Problem to work on: Retype the data that follows line by line, exactly, and leave its pictures out.
+++ Material +++
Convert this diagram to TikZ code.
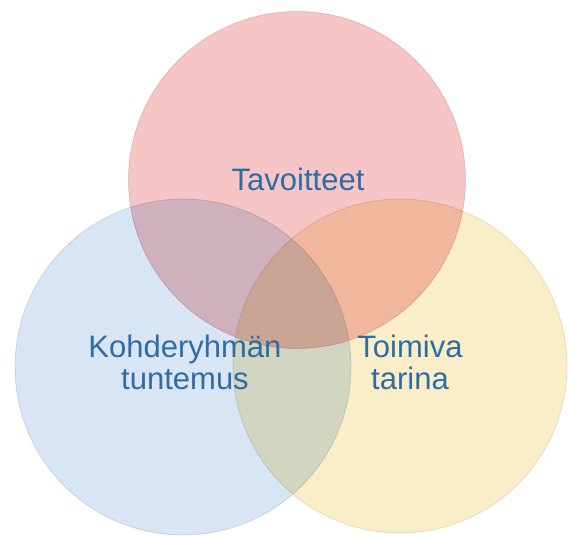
\documentclass[tikz,border=0pt]{standalone}
\usepackage{fontspec}
\setmainfont{Liberation Sans}
\usetikzlibrary{positioning}
\definecolor{goalred}{RGB}{246,197,198}
\definecolor{groupblue}{RGB}{215,229,244}
\definecolor{storyyellow}{RGB}{250,238,201}
\definecolor{labelblue}{RGB}{46,108,166}

\begin{document}
\begin{tikzpicture}[x=1pt,y=-1pt]
    \useasboundingbox (0,0) rectangle (568,537);
    \begin{scope}[blend group=multiply]
        \node[circle,draw=groupblue!80!black!45,fill=groupblue,line width=0.7pt,minimum size=336pt,inner sep=0pt] (group) at (183,367) {};
        \node[circle,draw=storyyellow!80!black!45,fill=storyyellow,line width=0.7pt,minimum size=334pt,inner sep=0pt] (story) at (400,366) {};
        \node[circle,draw=goalred!80!black!45,fill=goalred,line width=0.7pt,minimum size=337pt,inner sep=0pt] (goals) at (297,180) {};
    \end{scope}
    \node[text=labelblue,font=\fontsize{31}{32}\selectfont,anchor=base] (goalstext) at (298,191) {Tavoitteet};
    \node[text=labelblue,font=\fontsize{31}{32}\selectfont,align=center] (grouptext) at (185,362) {Kohderyhmän\\tuntemus};
    \node[text=labelblue,font=\fontsize{31}{32}\selectfont,align=center] (storytext) at (410,362) {Toimiva\\tarina};
\end{tikzpicture}
\end{document}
+++
Output for this exercise:
Convert this diagram to TikZ code.
\documentclass[tikz,border=0pt]{standalone}
\usepackage{fontspec}
\setmainfont{Liberation Sans}
\usetikzlibrary{positioning}
\definecolor{goalred}{RGB}{246,197,198}
\definecolor{groupblue}{RGB}{215,229,244}
\definecolor{storyyellow}{RGB}{250,238,201}
\definecolor{labelblue}{RGB}{46,108,166}

\begin{document}
\begin{tikzpicture}[x=1pt,y=-1pt]
    \useasboundingbox (0,0) rectangle (568,537);
    \begin{scope}[blend group=multiply]
        \node[circle,draw=groupblue!80!black!45,fill=groupblue,line width=0.7pt,minimum size=336pt,inner sep=0pt] (group) at (183,367) {};
        \node[circle,draw=storyyellow!80!black!45,fill=storyyellow,line width=0.7pt,minimum size=334pt,inner sep=0pt] (story) at (400,366) {};
        \node[circle,draw=goalred!80!black!45,fill=goalred,line width=0.7pt,minimum size=337pt,inner sep=0pt] (goals) at (297,180) {};
    \end{scope}
    \node[text=labelblue,font=\fontsize{31}{32}\selectfont,anchor=base] (goalstext) at (298,191) {Tavoitteet};
    \node[text=labelblue,font=\fontsize{31}{32}\selectfont,align=center] (grouptext) at (185,362) {Kohderyhmän\\tuntemus};
    \node[text=labelblue,font=\fontsize{31}{32}\selectfont,align=center] (storytext) at (410,362) {Toimiva\\tarina};
\end{tikzpicture}
\end{document}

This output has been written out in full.